WHAT YOU WILL DO —
Transcribe every line exactly and omit anything that is a picture.

** BEGIN EXERCISE DATA **

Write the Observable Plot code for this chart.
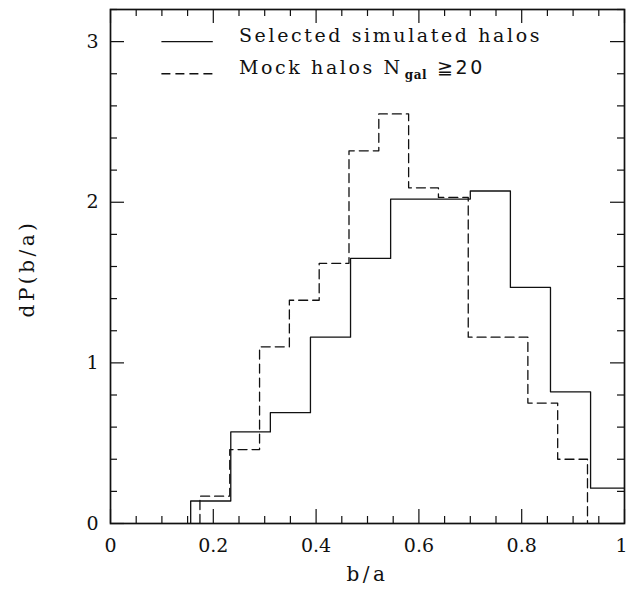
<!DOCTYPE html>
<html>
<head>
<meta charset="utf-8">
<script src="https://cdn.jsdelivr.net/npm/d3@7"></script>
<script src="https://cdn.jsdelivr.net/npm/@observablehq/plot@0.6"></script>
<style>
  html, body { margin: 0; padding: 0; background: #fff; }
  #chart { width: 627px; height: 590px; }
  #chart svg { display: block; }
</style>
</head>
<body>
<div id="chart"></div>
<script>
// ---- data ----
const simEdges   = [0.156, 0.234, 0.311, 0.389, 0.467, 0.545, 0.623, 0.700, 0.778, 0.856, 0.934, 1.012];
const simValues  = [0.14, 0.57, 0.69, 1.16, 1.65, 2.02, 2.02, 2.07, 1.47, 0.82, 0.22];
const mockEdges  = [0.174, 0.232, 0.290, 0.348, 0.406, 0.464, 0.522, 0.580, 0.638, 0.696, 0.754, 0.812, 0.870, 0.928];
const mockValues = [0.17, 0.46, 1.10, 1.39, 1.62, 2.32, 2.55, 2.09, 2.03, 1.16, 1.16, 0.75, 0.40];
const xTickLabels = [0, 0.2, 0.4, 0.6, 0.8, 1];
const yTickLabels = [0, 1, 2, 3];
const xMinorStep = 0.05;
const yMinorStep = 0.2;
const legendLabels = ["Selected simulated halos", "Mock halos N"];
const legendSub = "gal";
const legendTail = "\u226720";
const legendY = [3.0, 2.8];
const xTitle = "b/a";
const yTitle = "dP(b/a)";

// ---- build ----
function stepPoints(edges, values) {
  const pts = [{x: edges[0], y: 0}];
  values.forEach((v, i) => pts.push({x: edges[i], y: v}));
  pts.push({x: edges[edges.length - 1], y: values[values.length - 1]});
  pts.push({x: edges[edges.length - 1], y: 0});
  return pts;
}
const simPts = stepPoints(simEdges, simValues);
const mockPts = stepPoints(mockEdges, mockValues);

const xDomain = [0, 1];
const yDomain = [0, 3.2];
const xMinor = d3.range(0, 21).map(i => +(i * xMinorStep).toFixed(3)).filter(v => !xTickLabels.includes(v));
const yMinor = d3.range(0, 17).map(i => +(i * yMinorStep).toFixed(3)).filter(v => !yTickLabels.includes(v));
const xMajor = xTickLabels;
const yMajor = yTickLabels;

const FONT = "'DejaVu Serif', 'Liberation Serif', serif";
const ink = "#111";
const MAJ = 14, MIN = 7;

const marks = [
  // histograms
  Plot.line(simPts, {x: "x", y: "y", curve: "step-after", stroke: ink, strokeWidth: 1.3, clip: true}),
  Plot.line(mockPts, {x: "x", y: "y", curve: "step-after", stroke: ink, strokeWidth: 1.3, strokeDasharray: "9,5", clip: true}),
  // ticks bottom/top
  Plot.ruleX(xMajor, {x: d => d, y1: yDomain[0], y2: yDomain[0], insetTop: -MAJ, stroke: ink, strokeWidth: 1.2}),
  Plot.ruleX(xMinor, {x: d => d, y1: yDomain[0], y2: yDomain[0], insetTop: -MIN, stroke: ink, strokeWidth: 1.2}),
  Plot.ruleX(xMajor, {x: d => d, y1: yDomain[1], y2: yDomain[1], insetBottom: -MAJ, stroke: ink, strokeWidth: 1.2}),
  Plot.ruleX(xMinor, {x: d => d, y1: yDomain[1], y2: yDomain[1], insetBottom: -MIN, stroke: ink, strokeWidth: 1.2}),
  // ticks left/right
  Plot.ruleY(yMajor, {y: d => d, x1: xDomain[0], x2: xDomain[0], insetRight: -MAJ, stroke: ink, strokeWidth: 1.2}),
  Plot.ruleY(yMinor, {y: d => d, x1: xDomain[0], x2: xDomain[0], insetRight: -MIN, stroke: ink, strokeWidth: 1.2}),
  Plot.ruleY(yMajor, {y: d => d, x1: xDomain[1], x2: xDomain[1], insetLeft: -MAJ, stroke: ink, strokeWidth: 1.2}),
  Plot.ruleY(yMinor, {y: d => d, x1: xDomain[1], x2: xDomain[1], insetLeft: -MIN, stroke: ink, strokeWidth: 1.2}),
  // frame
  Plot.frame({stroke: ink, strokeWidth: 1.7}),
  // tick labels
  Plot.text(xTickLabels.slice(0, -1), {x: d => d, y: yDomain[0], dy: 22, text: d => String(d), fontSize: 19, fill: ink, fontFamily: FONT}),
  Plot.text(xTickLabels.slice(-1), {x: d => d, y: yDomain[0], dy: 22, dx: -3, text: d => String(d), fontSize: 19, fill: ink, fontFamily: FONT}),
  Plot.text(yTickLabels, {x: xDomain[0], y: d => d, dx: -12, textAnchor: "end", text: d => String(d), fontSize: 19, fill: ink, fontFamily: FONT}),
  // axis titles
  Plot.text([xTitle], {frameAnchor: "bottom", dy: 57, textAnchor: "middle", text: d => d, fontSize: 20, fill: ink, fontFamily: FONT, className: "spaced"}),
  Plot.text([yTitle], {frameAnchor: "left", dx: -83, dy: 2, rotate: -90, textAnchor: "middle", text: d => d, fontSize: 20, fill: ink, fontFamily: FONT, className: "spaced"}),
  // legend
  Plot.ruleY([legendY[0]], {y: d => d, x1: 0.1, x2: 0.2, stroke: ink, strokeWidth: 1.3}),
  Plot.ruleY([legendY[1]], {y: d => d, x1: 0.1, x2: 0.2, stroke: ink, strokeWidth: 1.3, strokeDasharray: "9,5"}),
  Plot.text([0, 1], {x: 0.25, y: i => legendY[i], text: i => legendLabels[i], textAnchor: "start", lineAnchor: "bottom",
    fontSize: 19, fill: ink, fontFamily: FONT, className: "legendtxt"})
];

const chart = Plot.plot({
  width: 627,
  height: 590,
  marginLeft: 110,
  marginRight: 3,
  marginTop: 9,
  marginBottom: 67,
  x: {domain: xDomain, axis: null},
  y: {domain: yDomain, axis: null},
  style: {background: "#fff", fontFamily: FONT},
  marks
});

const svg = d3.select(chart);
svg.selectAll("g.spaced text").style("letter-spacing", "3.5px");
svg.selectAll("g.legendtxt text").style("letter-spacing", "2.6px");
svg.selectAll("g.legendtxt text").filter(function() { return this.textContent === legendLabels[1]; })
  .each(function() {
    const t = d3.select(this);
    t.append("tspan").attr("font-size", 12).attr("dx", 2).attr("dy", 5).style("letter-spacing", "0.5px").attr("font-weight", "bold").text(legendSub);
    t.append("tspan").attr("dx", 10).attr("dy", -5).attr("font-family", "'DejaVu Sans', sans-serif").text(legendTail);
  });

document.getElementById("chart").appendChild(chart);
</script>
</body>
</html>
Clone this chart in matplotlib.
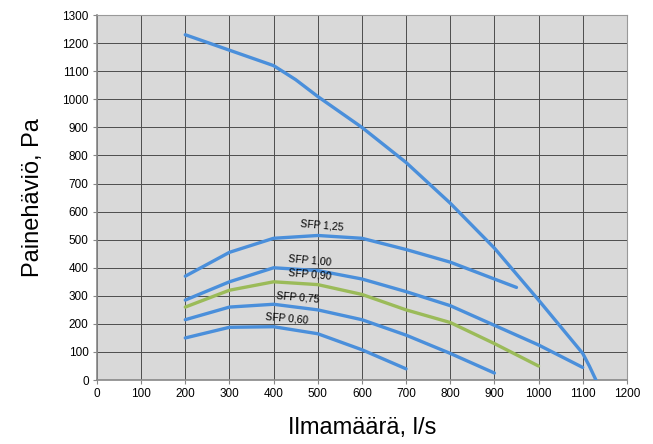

** END EXERCISE DATA **

OUTPUT BELOW —
Write the Observable Plot code for this chart.
<!DOCTYPE html>
<html>
<head>
<meta charset="utf-8">
<script src="https://cdn.jsdelivr.net/npm/d3@7"></script>
<script src="https://cdn.jsdelivr.net/npm/@observablehq/plot@0.6"></script>
<style>
  html, body { margin: 0; padding: 0; background: #fff; }
  #chart { width: 627px; height: 590px; }
  #chart svg { display: block; }
</style>
</head>
<body>
<div id="chart"></div>
<script>
// ---- data ----
const simEdges   = [0.156, 0.234, 0.311, 0.389, 0.467, 0.545, 0.623, 0.700, 0.778, 0.856, 0.934, 1.012];
const simValues  = [0.14, 0.57, 0.69, 1.16, 1.65, 2.02, 2.02, 2.07, 1.47, 0.82, 0.22];
const mockEdges  = [0.174, 0.232, 0.290, 0.348, 0.406, 0.464, 0.522, 0.580, 0.638, 0.696, 0.754, 0.812, 0.870, 0.928];
const mockValues = [0.17, 0.46, 1.10, 1.39, 1.62, 2.32, 2.55, 2.09, 2.03, 1.16, 1.16, 0.75, 0.40];
const xTickLabels = [0, 0.2, 0.4, 0.6, 0.8, 1];
const yTickLabels = [0, 1, 2, 3];
const xMinorStep = 0.05;
const yMinorStep = 0.2;
const legendLabels = ["Selected simulated halos", "Mock halos N"];
const legendSub = "gal";
const legendTail = "\u226720";
const legendY = [3.0, 2.8];
const xTitle = "b/a";
const yTitle = "dP(b/a)";

// ---- build ----
function stepPoints(edges, values) {
  const pts = [{x: edges[0], y: 0}];
  values.forEach((v, i) => pts.push({x: edges[i], y: v}));
  pts.push({x: edges[edges.length - 1], y: values[values.length - 1]});
  pts.push({x: edges[edges.length - 1], y: 0});
  return pts;
}
const simPts = stepPoints(simEdges, simValues);
const mockPts = stepPoints(mockEdges, mockValues);

const xDomain = [0, 1];
const yDomain = [0, 3.2];
const xMinor = d3.range(0, 21).map(i => +(i * xMinorStep).toFixed(3)).filter(v => !xTickLabels.includes(v));
const yMinor = d3.range(0, 17).map(i => +(i * yMinorStep).toFixed(3)).filter(v => !yTickLabels.includes(v));
const xMajor = xTickLabels;
const yMajor = yTickLabels;

const FONT = "'DejaVu Serif', 'Liberation Serif', serif";
const ink = "#111";
const MAJ = 14, MIN = 7;

const marks = [
  // histograms
  Plot.line(simPts, {x: "x", y: "y", curve: "step-after", stroke: ink, strokeWidth: 1.3, clip: true}),
  Plot.line(mockPts, {x: "x", y: "y", curve: "step-after", stroke: ink, strokeWidth: 1.3, strokeDasharray: "9,5", clip: true}),
  // ticks bottom/top
  Plot.ruleX(xMajor, {x: d => d, y1: yDomain[0], y2: yDomain[0], insetTop: -MAJ, stroke: ink, strokeWidth: 1.2}),
  Plot.ruleX(xMinor, {x: d => d, y1: yDomain[0], y2: yDomain[0], insetTop: -MIN, stroke: ink, strokeWidth: 1.2}),
  Plot.ruleX(xMajor, {x: d => d, y1: yDomain[1], y2: yDomain[1], insetBottom: -MAJ, stroke: ink, strokeWidth: 1.2}),
  Plot.ruleX(xMinor, {x: d => d, y1: yDomain[1], y2: yDomain[1], insetBottom: -MIN, stroke: ink, strokeWidth: 1.2}),
  // ticks left/right
  Plot.ruleY(yMajor, {y: d => d, x1: xDomain[0], x2: xDomain[0], insetRight: -MAJ, stroke: ink, strokeWidth: 1.2}),
  Plot.ruleY(yMinor, {y: d => d, x1: xDomain[0], x2: xDomain[0], insetRight: -MIN, stroke: ink, strokeWidth: 1.2}),
  Plot.ruleY(yMajor, {y: d => d, x1: xDomain[1], x2: xDomain[1], insetLeft: -MAJ, stroke: ink, strokeWidth: 1.2}),
  Plot.ruleY(yMinor, {y: d => d, x1: xDomain[1], x2: xDomain[1], insetLeft: -MIN, stroke: ink, strokeWidth: 1.2}),
  // frame
  Plot.frame({stroke: ink, strokeWidth: 1.7}),
  // tick labels
  Plot.text(xTickLabels.slice(0, -1), {x: d => d, y: yDomain[0], dy: 22, text: d => String(d), fontSize: 19, fill: ink, fontFamily: FONT}),
  Plot.text(xTickLabels.slice(-1), {x: d => d, y: yDomain[0], dy: 22, dx: -3, text: d => String(d), fontSize: 19, fill: ink, fontFamily: FONT}),
  Plot.text(yTickLabels, {x: xDomain[0], y: d => d, dx: -12, textAnchor: "end", text: d => String(d), fontSize: 19, fill: ink, fontFamily: FONT}),
  // axis titles
  Plot.text([xTitle], {frameAnchor: "bottom", dy: 57, textAnchor: "middle", text: d => d, fontSize: 20, fill: ink, fontFamily: FONT, className: "spaced"}),
  Plot.text([yTitle], {frameAnchor: "left", dx: -83, dy: 2, rotate: -90, textAnchor: "middle", text: d => d, fontSize: 20, fill: ink, fontFamily: FONT, className: "spaced"}),
  // legend
  Plot.ruleY([legendY[0]], {y: d => d, x1: 0.1, x2: 0.2, stroke: ink, strokeWidth: 1.3}),
  Plot.ruleY([legendY[1]], {y: d => d, x1: 0.1, x2: 0.2, stroke: ink, strokeWidth: 1.3, strokeDasharray: "9,5"}),
  Plot.text([0, 1], {x: 0.25, y: i => legendY[i], text: i => legendLabels[i], textAnchor: "start", lineAnchor: "bottom",
    fontSize: 19, fill: ink, fontFamily: FONT, className: "legendtxt"})
];

const chart = Plot.plot({
  width: 627,
  height: 590,
  marginLeft: 110,
  marginRight: 3,
  marginTop: 9,
  marginBottom: 67,
  x: {domain: xDomain, axis: null},
  y: {domain: yDomain, axis: null},
  style: {background: "#fff", fontFamily: FONT},
  marks
});

const svg = d3.select(chart);
svg.selectAll("g.spaced text").style("letter-spacing", "3.5px");
svg.selectAll("g.legendtxt text").style("letter-spacing", "2.6px");
svg.selectAll("g.legendtxt text").filter(function() { return this.textContent === legendLabels[1]; })
  .each(function() {
    const t = d3.select(this);
    t.append("tspan").attr("font-size", 12).attr("dx", 2).attr("dy", 5).style("letter-spacing", "0.5px").attr("font-weight", "bold").text(legendSub);
    t.append("tspan").attr("dx", 10).attr("dy", -5).attr("font-family", "'DejaVu Sans', sans-serif").text(legendTail);
  });

document.getElementById("chart").appendChild(chart);
</script>
</body>
</html>
Clone this chart in matplotlib.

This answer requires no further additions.